10. The electronic device as claimed in claim 1, wherein the at least one transistor is a thin film transistor.

11. The electronic device as claimed in claim 1, wherein the at least one transistor comprises a single-gate transistor or a multi-gate transistor.

12. The electronic device as claimed in claim 11, wherein the multi-gate transistor comprises a double-gate transistor, or a triple-gate transistor.

13. The electronic device as claimed in claim 1, wherein the at least one transistor is a top-gate transistor or a bottom-gate transistor.

14. The electronic device as claimed in claim 1, wherein the channel portion of the at least one transistor further defines a second direction perpendicular to the first direction, and the channel portion defines a width along the second direction in which the width is a fixed-width.

15. The electronic device as claimed in claim 1, wherein an outermost contour of the at least one guarding portion is square, polygon, circle, or ellipse.

16. The electronic device as claimed in claim 1, wherein the at least one guarding portion is a porous structure, a honeycomb-like structure, a mesh, or a grille-like structure.

17. The electronic device as claimed in claim 1, wherein the at least one guarding portion fully overlaps with the gated channel of the channel portion in the projection direction perpendicular to the flexible substrate.

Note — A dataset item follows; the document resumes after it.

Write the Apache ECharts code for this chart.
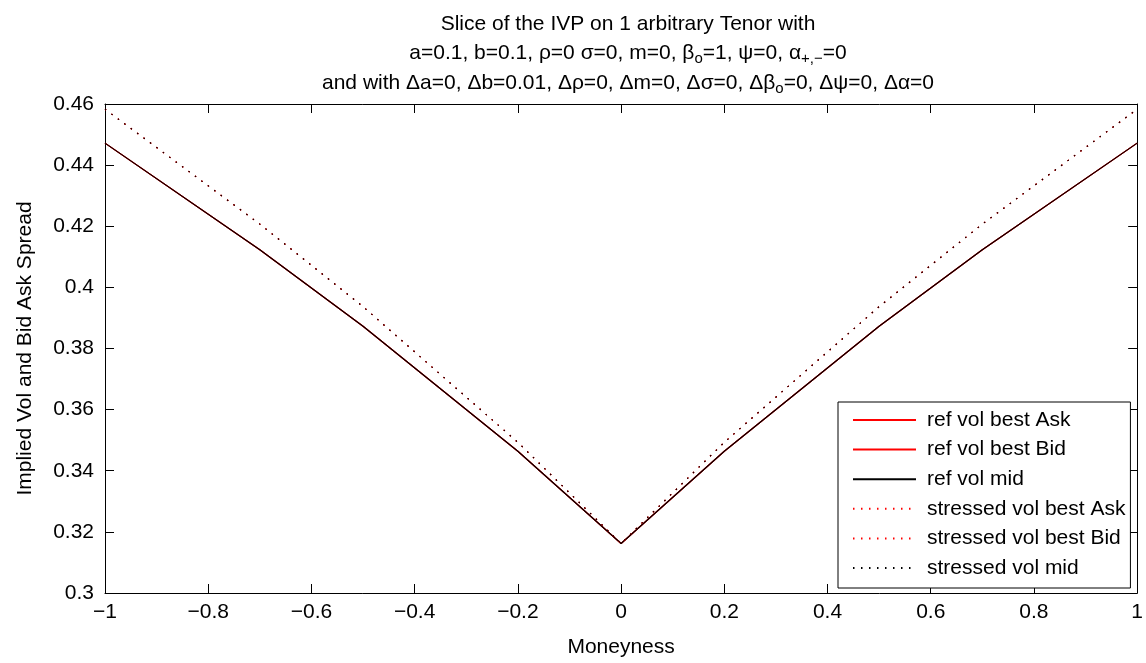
<!DOCTYPE html>
<html>
<head>
<meta charset="utf-8">
<script src="https://cdn.jsdelivr.net/npm/echarts@6/dist/echarts.min.js"></script>
<style>html,body{margin:0;padding:0;background:#fff}#c{width:1146px;height:663px}</style>
</head>
<body>
<div id="c"></div>
<script>
// Data
var moneyness = [-1, -0.7, -0.5, -0.2, 0, 0.2, 0.5, 0.7, 1];
var refAsk = [0.4472, 0.4123, 0.3873, 0.3464, 0.3162, 0.3464, 0.3873, 0.4123, 0.4472];
var refBid = [0.4472, 0.4123, 0.3873, 0.3464, 0.3162, 0.3464, 0.3873, 0.4123, 0.4472];
var refMid = [0.4472, 0.4123, 0.3873, 0.3464, 0.3162, 0.3464, 0.3873, 0.4123, 0.4472];
var stressedAsk = [0.4583, 0.4207, 0.3937, 0.3493, 0.3162, 0.3493, 0.3937, 0.4207, 0.4583];
var stressedBid = [0.4583, 0.4207, 0.3937, 0.3493, 0.3162, 0.3493, 0.3937, 0.4207, 0.4583];
var stressedMid = [0.4583, 0.4207, 0.3937, 0.3493, 0.3162, 0.3493, 0.3937, 0.4207, 0.4583];
var seriesNames = ['ref vol best Ask', 'ref vol best Bid', 'ref vol mid',
  'stressed vol best Ask', 'stressed vol best Bid', 'stressed vol mid'];
var xTicks = {min: -1, max: 1, interval: 0.2};
var yTicks = {min: 0.3, max: 0.46, interval: 0.02};

function pairs(ys) { return moneyness.map(function (x, i) { return [x, ys[i]]; }); }

var FONT = 'Liberation Sans';
var FS = 21;
var chart = echarts.init(document.getElementById('c'), null, {renderer: 'canvas'});
var dotted = [1.5, 6.5];
function mk(name, data, color, type, z) {
  return {
    name: name, type: 'line', data: pairs(data), symbol: 'none', z: z,
    lineStyle: {color: color, width: 1.2, type: type}, itemStyle: {color: color},
    emphasis: {disabled: true}, animation: false
  };
}
var fmtX = function (v) { var s = String(parseFloat(v.toFixed(2))); return s.replace('-', '\u2212'); };
var fmtY = function (v) { return String(parseFloat(v.toFixed(2))); };

var option = {
  backgroundColor: '#fff',
  animation: false,
  title: {
    left: 623, top: 4, textAlign: 'center',
    text: '{t|Slice of the IVP on 1 arbitrary Tenor with}\n' +
      '{t|a=0.1, b=0.1, \u03c1=0 \u03c3=0, m=0, \u03b2}{s|o}{t|=1, \u03c8=0, \u03b1}{s|+,\u2212}{t|=0}\n' +
      '{t|and with \u0394a=0, \u0394b=0.01, \u0394\u03c1=0, \u0394m=0, \u0394\u03c3=0, \u0394\u03b2}{s|o}{t|=0, \u0394\u03c8=0, \u0394\u03b1=0}',
    textStyle: {
      fontFamily: FONT, fontSize: FS, color: '#000', fontWeight: 'normal', lineHeight: 29.5,
      rich: {
        t: {fontFamily: FONT, fontSize: FS, color: '#000', lineHeight: 29.5},
        s: {fontFamily: FONT, fontSize: 15, color: '#000', lineHeight: 29.5, padding: [12, 0, 0, 0]}
      }
    }
  },
  grid: {left: 105, right: 4, top: 104, bottom: 66, containLabel: false},
  legend: {
    orient: 'vertical', left: 838, top: 402,
    data: seriesNames,
    itemWidth: 63, itemHeight: 14, itemGap: 7.6,
    padding: [7, 5, 9, 14],
    borderColor: '#000', borderWidth: 1, backgroundColor: '#fff',
    itemStyle: {opacity: 0},
    textStyle: {fontFamily: FONT, fontSize: FS, color: '#000', lineHeight: 22, padding: [0, 0, 0, 6]},
    selectedMode: false, z: 10
  },
  xAxis: [{
    type: 'value', min: xTicks.min, max: xTicks.max, interval: xTicks.interval,
    name: 'Moneyness', nameLocation: 'middle', nameGap: 44,
    nameTextStyle: {fontFamily: FONT, fontSize: FS, color: '#000'},
    axisLine: {show: true, onZero: false, lineStyle: {color: '#000', width: 1}},
    axisTick: {show: true, inside: true, length: 9, lineStyle: {color: '#000'}},
    axisLabel: {fontFamily: FONT, fontSize: FS, color: '#000', margin: 9, formatter: fmtX},
    splitLine: {show: false}
  }, {
    type: 'value', position: 'top', min: xTicks.min, max: xTicks.max, interval: xTicks.interval,
    axisLine: {show: true, onZero: false, lineStyle: {color: '#000', width: 1}},
    axisTick: {show: true, inside: true, length: 9, lineStyle: {color: '#000'}},
    axisLabel: {show: false}, splitLine: {show: false}
  }],
  yAxis: [{
    type: 'value', min: yTicks.min, max: yTicks.max, interval: yTicks.interval,
    name: 'Implied Vol and Bid Ask Spread', nameLocation: 'middle', nameGap: 69,
    nameTextStyle: {fontFamily: FONT, fontSize: FS, color: '#000'},
    axisLine: {show: true, onZero: false, lineStyle: {color: '#000', width: 1}},
    axisTick: {show: true, inside: true, length: 9, lineStyle: {color: '#000'}},
    axisLabel: {fontFamily: FONT, fontSize: FS, color: '#000', margin: 11, formatter: fmtY},
    splitLine: {show: false}
  }, {
    type: 'value', position: 'right', min: yTicks.min, max: yTicks.max, interval: yTicks.interval,
    axisLine: {show: true, onZero: false, lineStyle: {color: '#000', width: 1}},
    axisTick: {show: true, inside: true, length: 9, lineStyle: {color: '#000'}},
    axisLabel: {show: false}, splitLine: {show: false}
  }],
  series: [
    mk(seriesNames[0], refAsk, '#ff0000', 'solid', 2),
    mk(seriesNames[1], refBid, '#ff0000', 'solid', 3),
    mk(seriesNames[2], refMid, '#000000', 'solid', 4),
    mk(seriesNames[3], stressedAsk, '#ff0000', dotted, 5),
    mk(seriesNames[4], stressedBid, '#ff0000', dotted, 6),
    mk(seriesNames[5], stressedMid, '#000000', dotted, 7)
  ]
};
chart.setOption(option);
</script>
</body>
</html>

18. The electronic device as claimed in claim 1, comprising a plurality of the transistors and a plurality of the guarding portions, wherein the at least one of the plurality of the guarding portions overlaps with the gated channels of at least two of the transistors in the projection direction perpendicular to the flexible substrate.

19. The electronic device as claimed in claim 1, further including a plurality of lighting members individually from each other and disposed directly on the flexible substrate, and the lighting members are electrically connected to the conductive pattern layer.

20. The electronic device as claimed in claim 19, wherein one or ones of the lighting members are driven by the at least one transistor.